Learn about low thyroid function – issues and approaches to hypothyroidism in women
by Marcelle Pick, OB/GYN NP
The thyroid gland is a little winged gland in our necks that controls the rate of function for every cell and gland in the body, including growth, repair and metabolism. It’s fair to say that you can’t maintain optimal health unless your thyroid is working pretty well.
While the thyroid is vital to both genders, women have a greater tendency than men to suffer thyroid problems, especially hypo- (low) thyroid function. No one clearly knows why. It probably has to do with the interplay between our reproductive hormones — i.e., estrogen and progesterone — and our thyroid hormones.

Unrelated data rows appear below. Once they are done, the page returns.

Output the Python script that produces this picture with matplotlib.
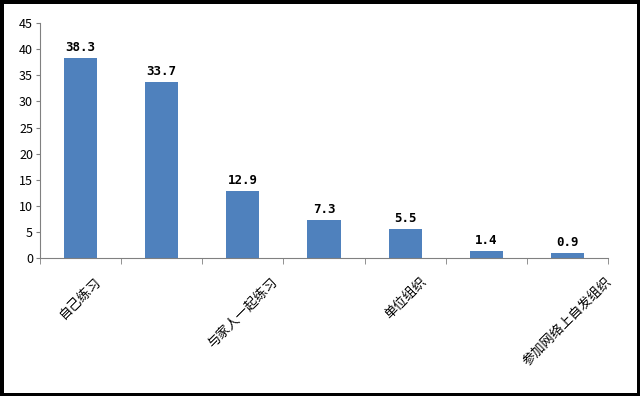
import matplotlib
matplotlib.use("Agg")
import matplotlib.pyplot as plt
import numpy as np

plt.rcParams['font.family'] = ['Noto Sans CJK SC', 'DejaVu Sans']

# only every other category name is visible in the chart
categories = ["自己练习", "", "与家人一起练习", "", "单位组织", "", "参加网络上自发组织"]
values = [38.3, 33.7, 12.9, 7.3, 5.5, 1.4, 0.9]
yticks = [0, 5, 10, 15, 20, 25, 30, 35, 40, 45]

fig = plt.figure(figsize=(6.4, 3.96), dpi=100, edgecolor="black", linewidth=5)
ax = fig.add_axes([0.0625, 0.348, 0.8875, 0.594])

x = np.arange(len(values))
bars = ax.bar(x, values, width=0.41, color="#4f81bd")
for xi, v in zip(x, values):
    ax.text(xi, v + 0.8, f"{v:.1f}", ha="center", va="bottom",
            fontsize=9, fontweight="bold", family="DejaVu Sans Mono")

ax.set_xlim(-0.5, len(values) - 0.5)
ax.set_ylim(0, 45)
ax.set_yticks(yticks)
ax.tick_params(axis="y", length=3, color="#808080", labelsize=9, pad=2)

ax.set_xticks(x)
ax.set_xticklabels(categories, rotation=45, ha="center", va="top", fontsize=9.5)
ax.tick_params(axis="x", which="major", length=0, pad=12)
ax.set_xticks(np.arange(len(values) + 1) - 0.5, minor=True)
ax.tick_params(axis="x", which="minor", length=4, color="#808080")

for s in ["top", "right"]:
    ax.spines[s].set_visible(False)
for s in ["left", "bottom"]:
    ax.spines[s].set_color("#808080")

fig.savefig("out.png", dpi=100)
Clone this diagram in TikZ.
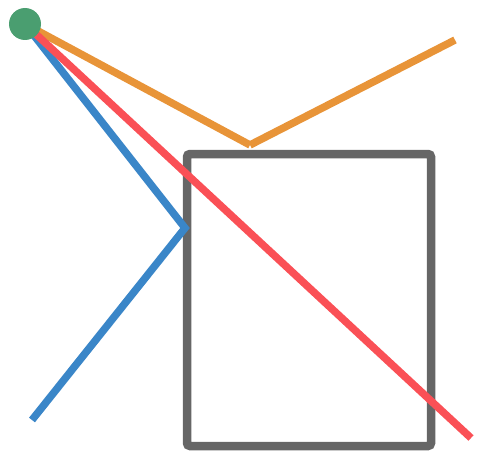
\documentclass[tikz,border=0pt]{standalone}
\usepackage{tikz}
\usetikzlibrary{positioning, calc}
\definecolor{hubgreen}{RGB}{74,158,112}
\definecolor{rayorange}{RGB}{232,148,56}
\definecolor{rayblue}{RGB}{58,134,200}
\definecolor{rayred}{RGB}{250,80,86}
\definecolor{boxgray}{RGB}{102,102,102}
\begin{document}
\begin{tikzpicture}[x=1pt, y=-1pt,
    ray/.style={line width=7.5pt, line cap=butt, line join=miter},
    frame/.style={draw=boxgray, line width=8.5pt, rounded corners=3pt},
    hub/.style={circle, fill=hubgreen, inner sep=0pt, minimum size=32pt}]
    \useasboundingbox (0,0) rectangle (477,452);
    % frame
    \draw [frame] (187,154) rectangle (431,446);
    % ray ends
    \coordinate (start) at (25,24);
    \coordinate (orangebend) at (250,145);
    \coordinate (orangeend) at (455,40);
    \coordinate (bluebend) at (185,228);
    \coordinate (blueend) at (32,420);
    \coordinate (redend) at (471,438);
    % rays
    \draw [ray, rayorange] (start) -- (orangebend);
    \draw [ray, rayorange] (orangebend) -- (orangeend);
    \draw [ray, rayblue] (start) -- (bluebend) -- (blueend);
    \draw [ray, rayred] (start) -- (redend);
    \node [hub] (origin) at (start) {};
\end{tikzpicture}
\end{document}
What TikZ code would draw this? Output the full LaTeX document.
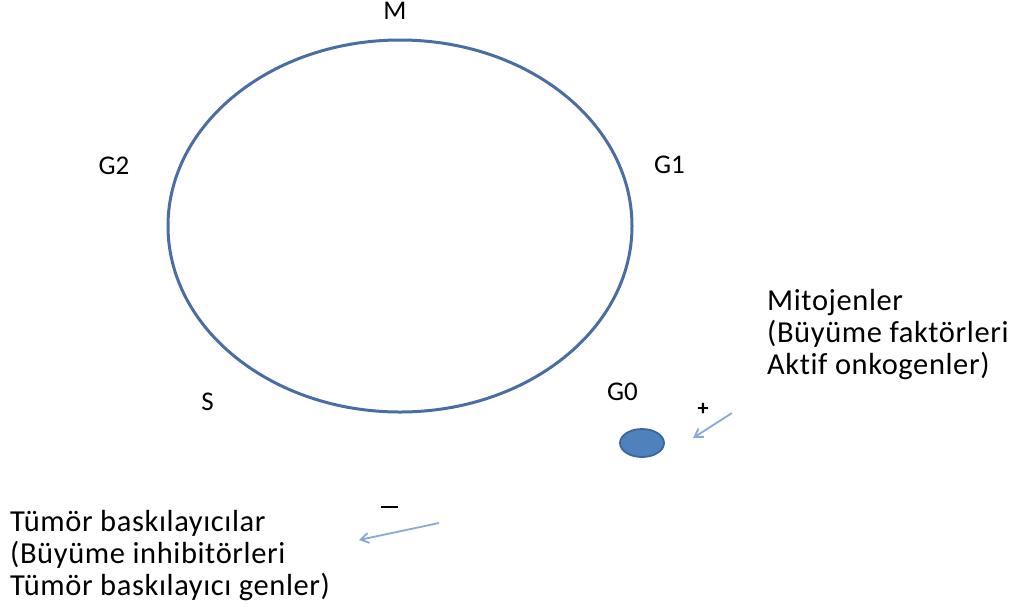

Many women experience underactive or hypothyroid issues during perimenopause, just as some do during adolescence or pregnancy, the two other stages in our lives of tremendous hormonal flux.
Since these are times of hormonal change, it makes sense that an imbalance in female hormones would strongly impact thyroid function. In fact, we often see hypothyroidism in our patients as part of a larger pattern of long-term hormonal imbalance.
Unfortunately, conventional medicine typically views the thyroid in isolation from the other systems of the body. And quite frankly, the success rate of conventional medical treatment for hypothyroidism is far from encouraging. In so many cases women with thyroid problems spiral steadily downward, feeling worse as the years go by and finding themselves on an ever-expanding list of medications.
I would encourage you instead to see the thyroid as an integral part of your overall health picture. In this section of our website we explore the main aspects of low thyroid function, hypothyroidism, and hyperthyroidism from a holistic perspective. What we find is that with this approach to thyroid health, we can often restore and then maintain healthy thyroid function in our patients.